Supplied data:
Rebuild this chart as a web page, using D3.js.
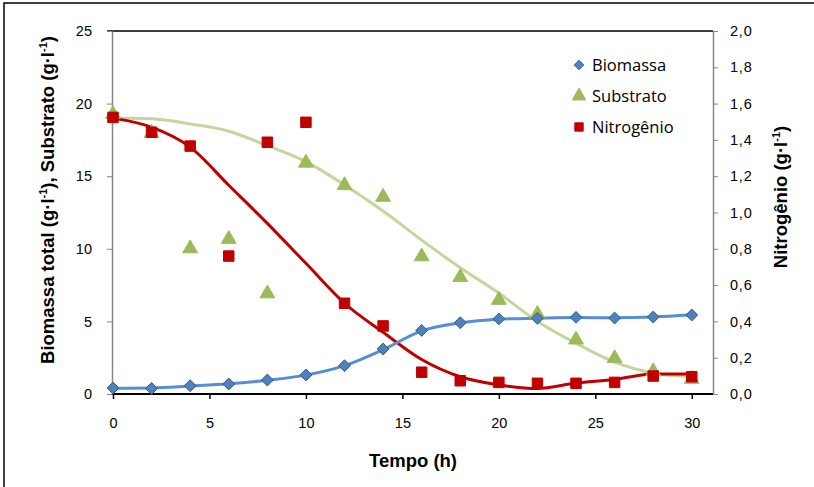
<!DOCTYPE html>
<html>
<head>
<meta charset="utf-8">
<script src="https://cdn.jsdelivr.net/npm/d3@7"></script>
<style>
  body { margin: 0; background: #fff; }
  svg text { font-family: "Liberation Sans", Arial, sans-serif; }
  .legend text { font-family: "Open Sans", "Noto Sans", sans-serif; }
</style>
</head>
<body>
<svg width="814" height="487"></svg>
<script>
// measured time points (h)
var tempo = [0, 2, 4, 6, 8, 10, 12, 14, 16, 18, 20, 22, 24, 26, 28, 30];

// experimental data
var biomassa   = [0.41, 0.38, 0.57, 0.69, 0.96, 1.31, 1.95, 3.1, 4.38, 4.91, 5.17, 5.21, 5.28, 5.23, 5.3, 5.44];
var substrato  = [19.2, 17.9, 9.95, 10.6, 6.85, 15.85, 14.3, 13.5, 9.4, 7.97, 6.4, 5.44, 3.67, 2.39, 1.49, 0.96];
var nitrogenio = [1.524, 1.442, 1.366, 0.76, 1.387, 1.497, 0.50, 0.375, 0.12, 0.073, 0.064, 0.059, 0.059, 0.064, 0.099, 0.095];

// model curves (same time points)
var biomassaModelo   = [0.4, 0.42, 0.55, 0.7, 0.95, 1.3, 1.95, 3.05, 4.35, 4.9, 5.15, 5.22, 5.27, 5.25, 5.3, 5.45];
var substratoModelo  = [19.0, 18.95, 18.6, 18.1, 17.1, 16.0, 14.4, 12.6, 10.6, 8.7, 6.95, 5.0, 3.5, 2.2, 1.45, 1.2];
var nitrogenioModelo = [1.52, 1.47, 1.36, 1.15, 0.94, 0.72, 0.50, 0.34, 0.19, 0.095, 0.05, 0.03, 0.06, 0.08, 0.11, 0.11];

var xTicks = [0, 5, 10, 15, 20, 25, 30];
var yTicks = [0, 5, 10, 15, 20, 25];
var y2Ticks = [0, 0.2, 0.4, 0.6, 0.8, 1.0, 1.2, 1.4, 1.6, 1.8, 2.0];

var svg = d3.select("svg");
var pLeft = 112, pRight = 713, pTop = 31, pBottom = 394;

var x = d3.scaleLinear().domain([0, 31.1]).range([pLeft + 1, pRight]);
var y = d3.scaleLinear().domain([0, 25]).range([pBottom, pTop]);
var y2 = d3.scaleLinear().domain([0, 2]).range([pBottom, pTop]);

// outer chart border (only top/left show in the picture)
svg.append("rect").attr("x", 4).attr("y", 3).attr("width", 830).attr("height", 500)
  .attr("fill", "none").attr("stroke", "#000").attr("stroke-width", 1.5);

// plot area top border
svg.append("line").attr("x1", pLeft - 5).attr("x2", pRight).attr("y1", pTop).attr("y2", pTop)
  .attr("stroke", "#000").attr("stroke-width", 1.5);

// axes
var xAxis = svg.append("g").attr("transform", "translate(0," + pBottom + ")")
  .call(d3.axisBottom(x).tickValues(xTicks).tickSize(5).tickSizeOuter(0).tickPadding(19));
xAxis.select(".domain").attr("stroke", "#000").attr("stroke-width", 2)
  .attr("d", "M" + pLeft + ",0H" + pRight);
xAxis.selectAll(".tick line").attr("stroke", "#000").attr("stroke-width", 1.5);

var yAxis = svg.append("g").attr("transform", "translate(" + pLeft + ",0)")
  .call(d3.axisLeft(y).tickValues(yTicks).tickSize(5).tickSizeOuter(0).tickPadding(15));
yAxis.select(".domain").attr("stroke", "#868686").attr("stroke-width", 1.5);
yAxis.selectAll(".tick line").attr("stroke", "#868686");

var y2Axis = svg.append("g").attr("transform", "translate(" + pRight + ",0)")
  .call(d3.axisRight(y2).tickValues(y2Ticks).tickSize(5).tickSizeOuter(0).tickPadding(12)
    .tickFormat(function(d) { return d3.format(".1f")(d).replace(".", ","); }));
y2Axis.select(".domain").attr("stroke", "#868686").attr("stroke-width", 1.5);
y2Axis.selectAll(".tick line").attr("stroke", "#868686");
y2Axis.selectAll(".tick text").style("letter-spacing", "0.8px");

svg.selectAll(".tick text").style("font-size", "14.5px").attr("fill", "#000")
  .style("font-family", "Liberation Sans, Arial, sans-serif");

// axis titles
svg.append("text").attr("x", 413).attr("y", 467).attr("text-anchor", "middle")
  .attr("font-size", 18.5).attr("font-weight", "bold").text("Tempo (h)");

var t1 = svg.append("text").attr("transform", "translate(54,200) rotate(-90)")
  .attr("text-anchor", "middle").attr("font-size", 18.5).attr("font-weight", "bold");
t1.append("tspan").text("Biomassa total (g·l");
t1.append("tspan").attr("font-size", 11).attr("dy", -7).text("-1");
t1.append("tspan").attr("dy", 7).text("), Substrato (g·l");
t1.append("tspan").attr("font-size", 11).attr("dy", -7).text("-1");
t1.append("tspan").attr("dy", 7).text(")");

var t2 = svg.append("text").attr("transform", "translate(787,197) rotate(-90)")
  .attr("text-anchor", "middle").attr("font-size", 18.5).attr("font-weight", "bold");
t2.append("tspan").text("Nitrogênio (g·l");
t2.append("tspan").attr("font-size", 11).attr("dy", -7).text("-1");
t2.append("tspan").attr("dy", 7).text(")");

// model lines
var plot = svg.append("g");
function modelLine(vals, sc, color) {
  var line = d3.line()
    .x(function(d, i) { return x(tempo[i]); })
    .y(function(d) { return sc(d); })
    .curve(d3.curveMonotoneX);
  plot.append("path").datum(vals).attr("d", line)
    .attr("fill", "none").attr("stroke", color).attr("stroke-width", 3);
}
modelLine(substratoModelo, y, "#c3d69b");
modelLine(nitrogenioModelo, y2, "#c00000");
modelLine(biomassaModelo, y, "#558ed5");

// markers
var sym = {
  diamond: d3.symbol().type(d3.symbolDiamond2).size(90),
  triangle: d3.symbol().type(d3.symbolTriangle).size(95),
  square: d3.symbol().type(d3.symbolSquare).size(110)
};
function markers(vals, sc, shape, fill, stroke, dy) {
  plot.append("g").selectAll("path").data(vals).enter().append("path")
    .attr("d", sym[shape])
    .attr("transform", function(d, i) { return "translate(" + x(tempo[i]) + "," + (sc(d) + (dy || 0)) + ")"; })
    .attr("fill", fill).attr("stroke", stroke).attr("stroke-width", 1);
}
markers(substrato, y, "triangle", "#9bbb59", "#9bbb59", -1);
markers(nitrogenio, y2, "square", "#c00000", "#c00000");
markers(biomassa, y, "diamond", "#4f81bd", "#385d8a");

// legend
var legendItems = [
  { name: "Biomassa", shape: "diamond", fill: "#4f81bd", stroke: "#4f81bd" },
  { name: "Substrato", shape: "triangle", fill: "#9bbb59", stroke: "#9bbb59" },
  { name: "Nitrogênio", shape: "square", fill: "#c00000", stroke: "#c00000" }
];
var legend = svg.append("g").attr("class", "legend");
legendItems.forEach(function(it, i) {
  var gy = 65 + i * 31;
  var s = it.shape == "square" ? d3.symbol().type(d3.symbolSquare).size(70)
        : it.shape == "diamond" ? d3.symbol().type(d3.symbolDiamond2).size(65)
        : d3.symbol().type(d3.symbolTriangle).size(80);
  legend.append("path").attr("d", s).attr("transform", "translate(579," + gy + ")")
    .attr("fill", it.fill).attr("stroke", it.stroke);
  legend.append("text").attr("x", 592).attr("y", gy + 6).attr("font-size", 16.5)
    .attr("fill", "#000").text(it.name);
});
</script>
</body>
</html>
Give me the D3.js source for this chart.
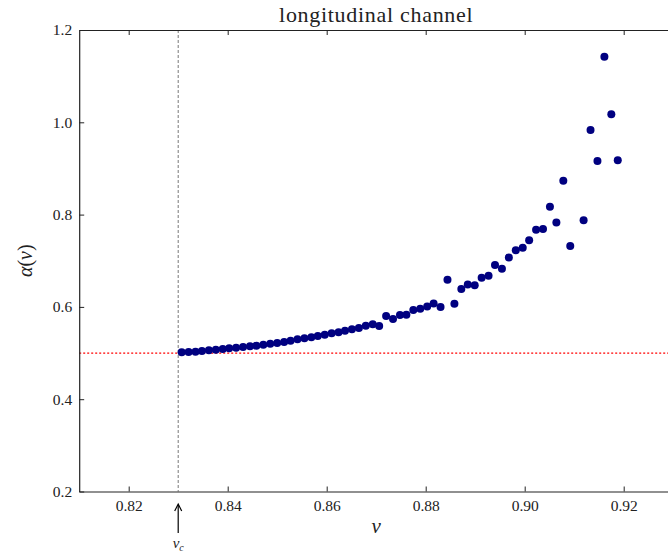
<!DOCTYPE html>
<html lang="en">
<head>
  <meta charset="UTF-8">
  <script src="https://d3js.org/d3.v7.min.js"></script>
  <style>
    body { margin: 0; background: white; }
    text { font-family: "Liberation Serif", "DejaVu Serif", serif; fill: #222; }
    .tick text { font-size: 15.5px; }
  </style>
</head>
<body>
  <script>
    const vValues = [
      0.8307, 0.8321, 0.8335, 0.8348, 0.8362, 0.8376, 0.8390, 0.8403, 0.8417, 0.8431,
      0.8445, 0.8458, 0.8472, 0.8486, 0.8500, 0.8514, 0.8527, 0.8541, 0.8555, 0.8569,
      0.8582, 0.8596, 0.8610, 0.8624, 0.8637, 0.8651, 0.8665, 0.8679, 0.8693, 0.8706,
      0.8720, 0.8734, 0.8748, 0.8761, 0.8775, 0.8789, 0.8803, 0.8816, 0.8830, 0.8844,
      0.8858, 0.8872, 0.8885, 0.8899, 0.8913, 0.8927, 0.8940, 0.8954, 0.8968, 0.8982,
      0.8996, 0.9009, 0.9023, 0.9037, 0.9051, 0.9064, 0.9078, 0.9092,
      0.9119, 0.9133, 0.9147, 0.9161, 0.9175, 0.9188
    ];
    const alphaValues = [
      0.5016, 0.5023, 0.5030, 0.5044, 0.5060, 0.5073, 0.5088, 0.5103, 0.5116, 0.5130,
      0.5146, 0.5160, 0.5180, 0.5200, 0.5218, 0.5240, 0.5268, 0.5297, 0.5320, 0.5341,
      0.5370, 0.5398, 0.5428, 0.5450, 0.5485, 0.5514, 0.5543, 0.5593, 0.5622, 0.5586,
      0.5803, 0.5738, 0.5825, 0.5831, 0.5933, 0.5961, 0.6009, 0.6074, 0.5998, 0.6589,
      0.6069, 0.6388, 0.6485, 0.6468, 0.6633, 0.6674, 0.6908, 0.6826, 0.7070, 0.7229,
      0.7283, 0.7443, 0.7673, 0.7688, 0.8171, 0.7829, 0.8735, 0.7320,
      0.7877, 0.9833, 0.9161, 1.1421, 1.0173, 0.9177
    ];
    const xTicks = [0.82, 0.84, 0.86, 0.88, 0.90, 0.92];
    const yTicks = [0.2, 0.4, 0.6, 0.8, 1.0, 1.2];
    const vCritical = 0.83;
    const alphaRef = 0.5;

    const width = 668, height = 554;
    const margin = { left: 79.2, top: 30 };
    const plotW = 594, plotH = 461.5;

    const svg = d3.select("body").append("svg").attr("width", width).attr("height", height);

    const x = d3.scaleLinear().domain([0.81, 0.93]).range([margin.left, margin.left + plotW]);
    const y = d3.scaleLinear().domain([0.2, 1.2]).range([margin.top + plotH, margin.top]);

    // reference lines
    svg.append("line")
      .attr("x1", x(vCritical)).attr("x2", x(vCritical))
      .attr("y1", y(1.2)).attr("y2", y(0.2))
      .attr("stroke", "#777").attr("stroke-width", 1).attr("stroke-dasharray", "3,2");
    svg.append("line")
      .attr("x1", x(0.81)).attr("x2", x(0.93))
      .attr("y1", y(alphaRef)).attr("y2", y(alphaRef))
      .attr("stroke", "red").attr("stroke-width", 1.2).attr("stroke-dasharray", "2,2");

    // points
    svg.selectAll("circle.pt")
      .data(vValues.map((v, i) => [v, alphaValues[i]]))
      .join("circle")
      .attr("class", "pt")
      .attr("cx", d => x(d[0]))
      .attr("cy", d => y(d[1]))
      .attr("r", 4)
      .attr("fill", "#000080");

    // axes with inward ticks
    const fmtX = d3.format(".2f");
    const fmtY = d3.format(".1f");
    const gBottom = svg.append("g").attr("transform", `translate(0,${y(0.2)})`)
      .call(d3.axisBottom(x).tickValues(xTicks).tickFormat(fmtX).tickSizeInner(-5).tickSizeOuter(0).tickPadding(8));
    const gTop = svg.append("g").attr("transform", `translate(0,${y(1.2)})`)
      .call(d3.axisTop(x).tickValues(xTicks).tickFormat("").tickSizeInner(-5).tickSizeOuter(0));
    const gLeft = svg.append("g").attr("transform", `translate(${x(0.81)},0)`)
      .call(d3.axisLeft(y).tickValues(yTicks).tickFormat(fmtY).tickSizeInner(-5).tickSizeOuter(0).tickPadding(7));
    [gBottom, gTop, gLeft].forEach(g => {
      g.select(".domain").attr("stroke", "#222").attr("stroke-width", 1.2);
      g.selectAll(".tick line").attr("stroke", "#222");
      g.selectAll(".tick text").style("font-family", "'Liberation Serif', serif").attr("fill", "#222");
    });

    // title and labels
    svg.append("text")
      .attr("x", (x(0.81) + x(0.93)) / 2).attr("y", 22)
      .attr("text-anchor", "middle").style("font-size", "22px").style("letter-spacing", "0.7px")
      .text("longitudinal channel");

    svg.append("text")
      .attr("x", x(0.87)).attr("y", 533)
      .attr("text-anchor", "middle").style("font-size", "21px").style("font-style", "italic")
      .text("v");

    const yLab = svg.append("text")
      .attr("transform", `translate(32,${y(0.7)}) rotate(-90)`)
      .attr("text-anchor", "middle").style("font-size", "20px");
    yLab.append("tspan").style("font-style", "italic").text("α");
    yLab.append("tspan").text("(");
    yLab.append("tspan").style("font-style", "italic").text("v");
    yLab.append("tspan").text(")");

    // v_c arrow
    const ax = x(vCritical);
    svg.append("line").attr("x1", ax).attr("x2", ax).attr("y1", 533).attr("y2", 505)
      .attr("stroke", "#000").attr("stroke-width", 1.2);
    svg.append("path")
      .attr("d", `M${ax - 3.5},${511} L${ax},${504} L${ax + 3.5},${511}`)
      .attr("fill", "none").attr("stroke", "#000").attr("stroke-width", 1.2);
    const vc = svg.append("text")
      .attr("x", ax).attr("y", 548)
      .attr("text-anchor", "middle").style("font-size", "15px").style("font-style", "italic");
    vc.append("tspan").text("v");
    vc.append("tspan").attr("dy", 3).style("font-size", "10px").text("c");
  </script>
</body>
</html>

Instruction: For this exercise, gather every line of the data that contains the word "chart".

Task response:
Rebuild this chart as a web page, using D3.js.
// outer chart border (only top/left show in the picture)
Give me the D3.js source for this chart.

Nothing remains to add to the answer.